There is little we can say to such objections. Our eyes see one thing, our hearts another, and even the best theological words fall short. We can’t talk people into faith in the triumph of life over death.
But we can show it in the way we eat. In the way we eat together, across separation barriers and human borders. We can eat with each other in such a way that our eating mends the death-dealing divisions of this world. We can eat across boundaries in such a way that it becomes self-evident that death is truly dead.
Some scholars claim that despite all the emphasis on preaching the word in the New Testament, what really persuaded people was the open table. It spoke for itself. Rich and poor, slave and free, male and female, Jew and Gentile, sick and well, righteous and sinners… all kinds of people around the table. That table was the only place in all the world where such a thing happened. At every other table, only like sat with like.

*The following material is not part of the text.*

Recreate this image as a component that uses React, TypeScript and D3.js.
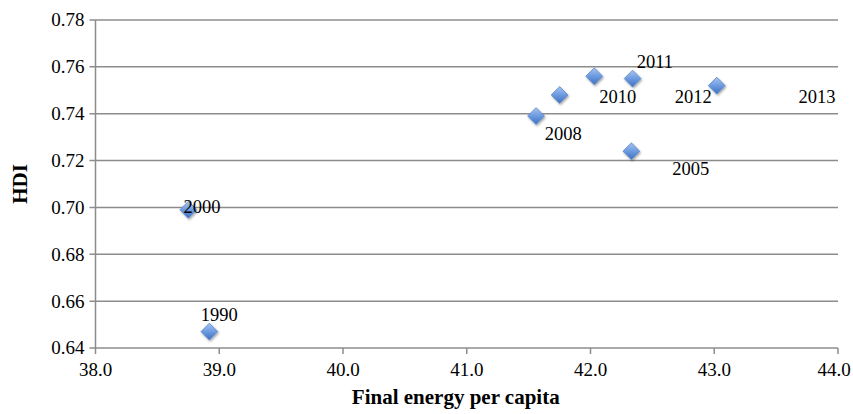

Now, if you have longed to be seated at some table but have been turned away because you are somehow “unlike”, then you know it’s true. You know that if there were a table where everyone could sit, no questions asked, a table at which each one and all of us together were the object of unquestioning and eternal affection, once you were sitting at that table your heart would burn within you. Sitting at that table and sharing that meal, you would know, without having to say a word, that death had fled and that life had won.
Which brings us to the question of our own table in here, and who is seated at it and who is not. And to the question of other tables out there, and who is seated at them and who is not. A question about the sandwiches we are going to make shortly for Jed’s church out there, and the communion we are going to share with each other in here. A question about whether it seems odd to anyone that even at this celebration of these real, loving connections among human beings, there remains a bewildering “us and them” that haunts our hearts.
If it is communion, if it is Easter, if we are saying, “Alleluia! Death is dead, and Life is living”, let’s allow this question to rise and this strange division to haunt us. If we do not try to hide the question or the distance between us from our hearts, facing it will itself be a sign of the Easter mystery growing stronger in us.
And when at Jesus’ invitation you come for the bread and cup today, you will be able to pledge yourselves to be people of the life he won for us. Then you must go and do what your burning heart prompts you to do.